Interesting reading. I would like to comment about a couple of things to think about.
...a finding that is in keeping with the absence of a carotid sinus in the giraffe.
Does the giraffe have baroreceptors? There has to be a way for an erect animal to regulate cardiac output via stroke volume, heart rate, etc.
...The viscosity of giraffe blood was found to be 4.9 times that of water; the erythrocyte count 11,950,000) per m) was similar to that of the camel and llama and double that of man, indicating a greater oxygen carrying capacity.
Viscosity of blood can only reach so high a value before sludging occurs. This assumes normal clotting mechanisms etc which may not be the case for sauropods. However, it is likely to be so. Also, the oxygen carrying capacity of blood is dependent on oxygen concentration which would be ambient for dinosaurs at 21% or so (an assumption) and pH primarily. Under normal circumstances O2 saturation is around 90+%. No more oxygen can be delivered to the cells by increasing O2 concentration in blood unless you increase the barometric pressure. The greater number of erythrocytes would allow greater oxygen delivery at the cellular level. Peruvian Indians are dwarfish with very large barrel chests and purplish ears and lips. This is due to high hemoglobin/hematocrit/erythrocyte levels. The above assumes normal hemoglobin O2 carrying capabilities for dinosaurs.
...To pump blood 12m from the thorax to the top of the head the heart of Barosarus would need to achieve a systolic pressure of 12,000 mm of water, or about 880 mm Hg. Such an enormous pressure would require a very large and strong heart and very thick walls in the arterial system to prevent rupture, Indeed, zoologist Roger Seymour (cited by Lillywhite) estimated the heart size of large saurorpods to have been more than 1.6 metric tonnes, or eight times that of a whale of similar size.
The heart is not the only mechanism for pumping blood.

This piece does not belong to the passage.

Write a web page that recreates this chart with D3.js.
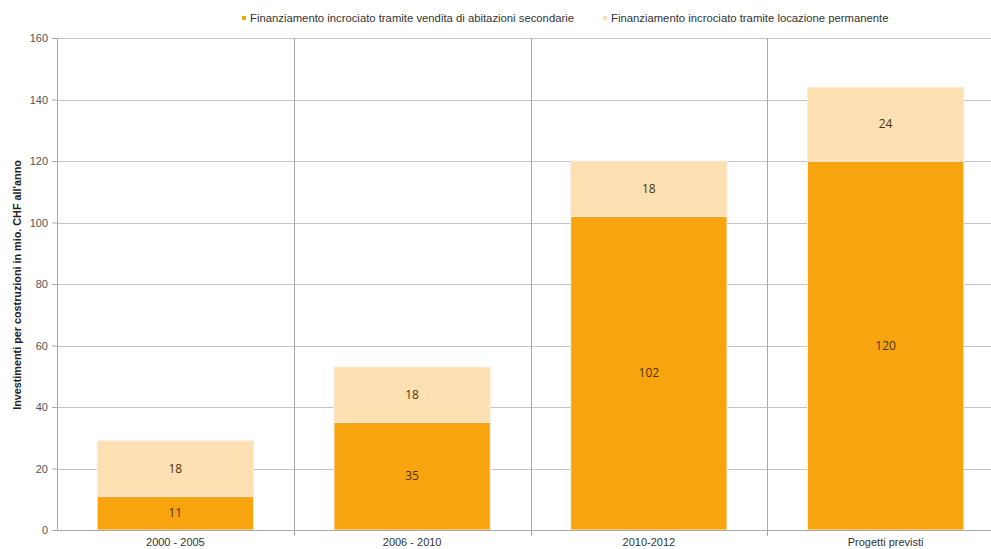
<!DOCTYPE html>
<html>
<head>
<meta charset="utf-8">
<script src="https://cdn.jsdelivr.net/npm/d3@7"></script>
<style>
  body { margin: 0; background: #fff; overflow: hidden; }
  text { font-family: "Liberation Sans", Arial, sans-serif; }
</style>
</head>
<body>
<svg id="chart"></svg>
<script>
// data
var categories = ["2000 - 2005", "2006 - 2010", "2010-2012", "Progetti previsti"];
var vendita = [11, 35, 102, 120];
var locazione = [18, 18, 18, 24];
var seriesNames = [
    "Finanziamento incrociato tramite vendita di abitazioni secondarie",
    "Finanziamento incrociato tramite locazione permanente"
];
var yTicks = [0, 20, 40, 60, 80, 100, 120, 140, 160];

var colDark = "#f8a40f",
    colLight = "#fde0b2";

var margin = {top: 38, right: -13, bottom: 19, left: 57},
    width = 991 - margin.left - margin.right,
    height = 549 - margin.top - margin.bottom;

var svg = d3.select("#chart")
    .attr("width", 991)
    .attr("height", 549);

var g = svg.append("g")
    .attr("transform", "translate(" + margin.left + "," + margin.top + ")");

var x = d3.scaleBand()
    .domain(categories)
    .range([0, width])
    .paddingInner(0.34)
    .paddingOuter(0.17);

var y = d3.scaleLinear()
    .domain([0, 160])
    .range([height, 0]);

// horizontal grid
g.append("g")
    .selectAll("line")
    .data(yTicks)
    .enter()
    .append("line")
    .attr("x1", 0)
    .attr("x2", width)
    .attr("y1", function(d){ return Math.round(y(d)) + 0.5; })
    .attr("y2", function(d){ return Math.round(y(d)) + 0.5; })
    .style("stroke", "#c4c4c4")
    .style("stroke-width", "1px");

// vertical grid at category boundaries
var step = x.step();
var bounds = d3.range(1, categories.length + 1).map(function(i){ return i * step; });
g.append("g")
    .selectAll("line")
    .data(bounds)
    .enter()
    .append("line")
    .attr("x1", function(d){ return Math.round(d) + 0.5; })
    .attr("x2", function(d){ return Math.round(d) + 0.5; })
    .attr("y1", 0)
    .attr("y2", height + 6)
    .style("stroke", "#a9a9a9")
    .style("stroke-width", "1px");

// stacked bars
var stackData = categories.map(function(c, i){
    return {cat: c, vendita: vendita[i], locazione: locazione[i]};
});
var stack = d3.stack().keys(["vendita", "locazione"]);
var layers = stack(stackData);
var colors = [colDark, colLight];

var bars = g.append("g");
layers.forEach(function(layer, li){
    bars.selectAll(".bar-" + li)
        .data(layer)
        .enter()
        .append("rect")
        .attr("class", "bar-" + li)
        .attr("x", function(d){ return x(d.data.cat); })
        .attr("width", x.bandwidth())
        .attr("y", function(d){ return y(d[1]); })
        .attr("height", function(d){ return y(d[0]) - y(d[1]); })
        .style("fill", colors[li])
        .style("stroke", "#f4ece0")
        .style("stroke-width", "1px");

    bars.selectAll(".lbl-" + li)
        .data(layer)
        .enter()
        .append("text")
        .attr("class", "lbl-" + li)
        .attr("x", function(d){ return x(d.data.cat) + x.bandwidth() / 2; })
        .attr("y", function(d){ return (y(d[0]) + y(d[1])) / 2 + 4; })
        .attr("text-anchor", "middle")
        .style("font-family", "'Open Sans', sans-serif")
        .style("font-size", "12px")
        .style("fill", "#4e3410")
        .text(function(d){ return d[1] - d[0]; });
});

// y axis
var yAxis = g.append("g")
    .call(d3.axisLeft(y).tickValues(yTicks).tickSize(5).tickPadding(4));
yAxis.select(".domain").style("stroke", "#a9a9a9").attr("d", "M0.5,0V" + height);
yAxis.selectAll(".tick line").style("stroke", "#a9a9a9");
yAxis.selectAll(".tick text")
    .style("font-size", "11px")
    .style("fill", "#555")
    .style("font-family", "'Liberation Sans', Arial, sans-serif");

// x axis labels
g.append("g")
    .selectAll("text")
    .data(categories)
    .enter()
    .append("text")
    .attr("x", function(d){ return x(d) + x.bandwidth() / 2; })
    .attr("y", height + 15.5)
    .attr("text-anchor", "middle")
    .style("font-size", "11px")
    .style("fill", "#333")
    .text(function(d){ return d; });

// x axis line
g.append("line")
    .attr("x1", 0)
    .attr("x2", width)
    .attr("y1", height + 0.5)
    .attr("y2", height + 0.5)
    .style("stroke", "#a9a9a9");

// y axis title
svg.append("text")
    .attr("transform", "translate(21," + 285 + ") rotate(-90)")
    .attr("text-anchor", "middle")
    .style("font-size", "10.8px")
    .style("font-weight", "bold")
    .style("fill", "#222")
    .text("Investimenti per costruzioni in mio. CHF all'anno");

// legend
var legendPos = [242, 603];
var legend = svg.append("g");
seriesNames.forEach(function(name, i){
    legend.append("rect")
        .attr("x", legendPos[i])
        .attr("y", 16)
        .attr("width", 4)
        .attr("height", 4)
        .style("fill", colors[i]);
    legend.append("text")
        .attr("x", legendPos[i] + 8)
        .attr("y", 22)
        .style("font-size", "11.3px")
        .style("fill", "#333")
        .text(name);
});
</script>
</body>
</html>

The heart/lung/thorax/entire circulatory system is responsible. Compression of the ribs and hence cardiothorax increases CO much greater than one would anticipate with mere manual compression of the heart. Plus the circulatory system is a closed system. There is inertia and fluid dynamics involved. Also the aorta pulses and increases cardiac output lessening the work of the heart. I would imagine the heart occupying a certain proportion of the thorax along with the lungs. I would keep things proportional but this is just an opinion.
...We have already postulated that the cerebral arteries would have had check valves to lighten the load on the pumping mechanism. Perhaps there were multiple pumps, in series so that the primary pump (heart) would have had to generate only sufficient pressure to drive the fluid column to the next pump, and so on. How many pump relays would there have been? If the heart produced a systolic pressure of, say, 200 mg Hg, five pump levels would have been needed, We postulate that the cardiovascular system of Barosaurus consisted of single primary and secondary hearts and three pairs of hearts in series, each being 2.44 m higher than the one below The primary heart would be in the thorax. The second heart would be in the thoracic inlet. The next three pairs of hearts would be smaller and situated in the neck in the openings lateral to the spinal cord. With the exception of the first heart, all the hearts would be singlechambered, with valves located at the inlet and outlet of the aortic trunk.
This is very interesting but would require an evolutionary divergence of great proportions which is of course possible. However, I would point out that check valves and extra hearts are not entirely necessary. What is required absolutely is either a very strong aortic valve to prevent blood from entering back into the left ventricle (assuming a four chambered heart) or an anatomical kink in the aorta which I find unlikely due to hemodynamics.
...To generate 880 mm Hg pressure, the Barosaurus heart would have had to be very large and very powerful, and it would have had to beat very slowly because of its size. With a long diastolic interval, there would have had to be check valves in the neck arteries supplying the brain (the two cerebral arteries in reptiles) to prevent the column of blood from falling back to the heart during diastole.
This may be true but it assumes that the heart would not be able to increase CO without increasing ejection fraction via more vigorous contractions. A large heart would still be able to beat at higher rates IMO as well. Normally right ventricular function is a byproduct of left ventricular function. The more vigorous the heart beats the greater the return to the right side of the heart hence to the left side. What is the upper limits of normal for the PR interval in a giraffe or large whale?